The case of the arsenic-lover, or the birth of Blogzilla

On Dec. 2, 2010, NASA held a press conference to announce new research findings published in a peer-reviewed journal – something the agency does quite regularly. This event unleashed a firestorm of criticism, however, from journalists, bloggers, scientists, and scientist-bloggers. Why?

And why does this cauldron of critique continue to bubble away today, more than seven months after the event?

I have not yet been able to pinpoint “ground zero” for the blogospheric speculation about this announcement. I do know that this guessing game began before Science magazine’s embargoed release of the paper to journalists on Nov. 28, embargoed until Dec. 2, and NASA’s Nov. 29 media advisory about the press conference. Speculation spiked across the Internet after the advisory was issued.

Critics knocked the science and the scientists involved in the research, NASA officials, and the peer-review process.

As a social scientist who studies science communication, I’m fascinated with how this “arsenic-life” story is playing out. I’m especially interested in how the story – and it is a fascinating tale – shines a light on the ways in which: 1) the blogosphere is changing both science and journalism, 2) scientists and journalists regard and deploy peer review, and 3) individual and institutional interests and motives drive social actions.
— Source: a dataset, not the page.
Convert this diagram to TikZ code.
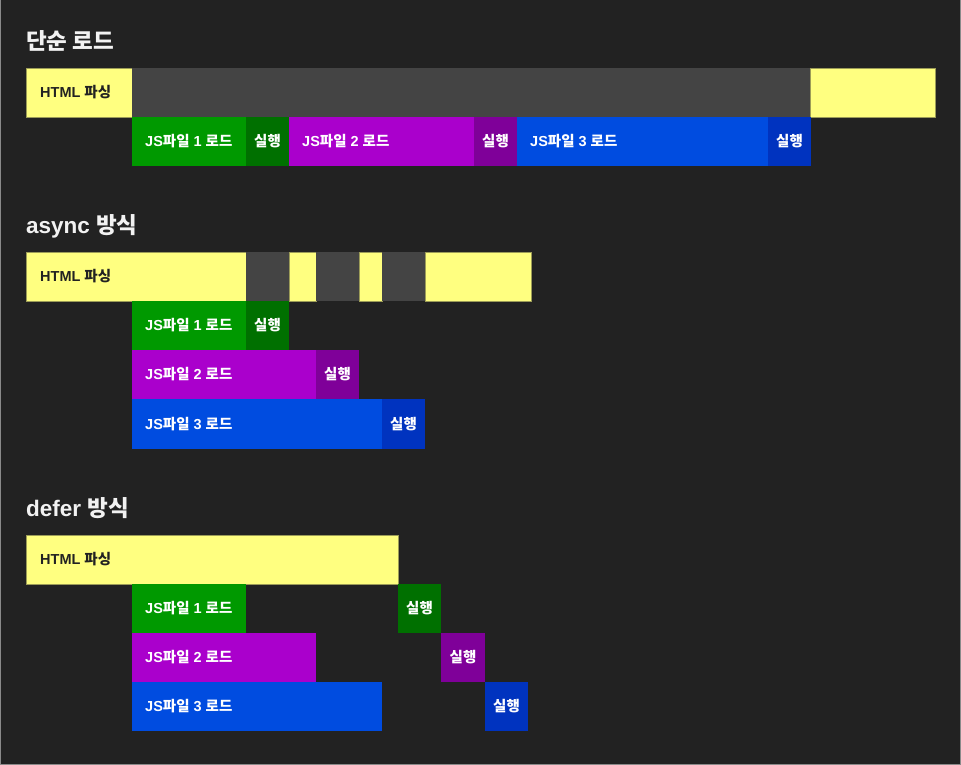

One of my primary research interests is the role that journalists and journalism (and now, by extension, bloggers and the blogosphere) play in the social construction of scientific authority. The arsenic-life story illustrates how the blogosphere and other Internet-based channels of communication allow many more people, “credentialed” and otherwise, to participate in this process.

Is this sort of open dialogue good or bad for science and for journalism? Is the Internet facilitating public engagement in science and journalism? Or is it undermining the authority of science and the credibility of journalists?

For as long as I’ve been watching (more than 25 years), NASA has routinely held press conferences to brief the media about interesting research findings. It’s also routine for NASA to issue press releases about the subject of these media events when the event takes place, especially when an external embargo is imposed on the news (as it was, by Science, in the case of the arsenic-life paper).

“NASA Science Updates” – press conferences such as the one held Dec. 2, 2010, to announce the arsenic-life findings – take place periodically to brief the media about new research that has been supported by NASA. (While their work was supported by NASA, none of the authors on the arsenic-life paper work for NASA.) My understanding is that NASA decided to hold a press conference to inform the media, and thus the public, about the findings, as follows.

When I say “NASA,” I’m referring not to a monolithic entity but to a chain of individuals and groups within the agency. In this case, the manager of the program that funded the research (astrobiology) found the results to be published in Science: 1) were interesting and possibly ground-breaking, 2) had the potential to contribute to the program’s goals and objectives, and 3) thus were newsworthy. This potential news was then submitted to review and approval by the senior communications officer for space science, the director of the Planetary Science Division, the head of the Science Mission Directorate, the head of the Office of Communications, and various officials in the NASA Administrator’s office including the Administrator and Deputy Administrator themselves. This description of the chain of decisionmaking is, of course, simplistic and incomplete, revealing nothing, for example, about individuals’ interests and motives.

It is my understanding that the headline of NASA’s Nov. 29 media advisory, “NASA sets news conference on astrobiology discovery; Science journal has embargoed details until 2 p.m. EST on Dec. 2,” emphasized the Science embargo primarily to remind journalists and bloggers and scientists – because the Web was so lit up with their speculations about the possible discovery of extraterrestrial life – that a Science embargo was in effect. I say that this is my understanding because I did not write the headline. It may or may not reflect other motives.

The media advisory stated: “NASA will hold a news conference at 2 p.m. EST on Thursday, Dec. 2, to discuss an astrobiology finding that will impact the search for evidence of extraterrestrial life. Astrobiology is the study of the origin, evolution, distribution and future of life in the universe.”

I am not unbiased, as I work with people in this field. That said, I’d like to note that, for the past 50 years, NASA has been openly engaged in searching for evidence of life elsewhere in the solar system – that is, extraterrestrial life. The term “extraterrestrial” means, simply, “beyond” or “outside” Earth. It is more precise and less likely to be interpreted as sensational than, say, “alien.” Though some journalists and bloggers, at least with regard to the arsenic-life story, have deemed the use of the term “extraterrestrial” misleading, I would argue that it is, rather, accurate.

The Internet is, indeed, facilitating public engagement in science and journalism. Whether and how this broader engagement affects the authority and credibility of science and scientists and journalism and journalists remains to be seen. Just as some scientists deem the peer review process troublesome but better than the alternative, this social scientist deems the democratization of science and journalism troublesome as well, but better than the alternative.

The arsenic-life case is ripe for analysis. I‘ll continue to follow it, and I hope that other social scientists will join me.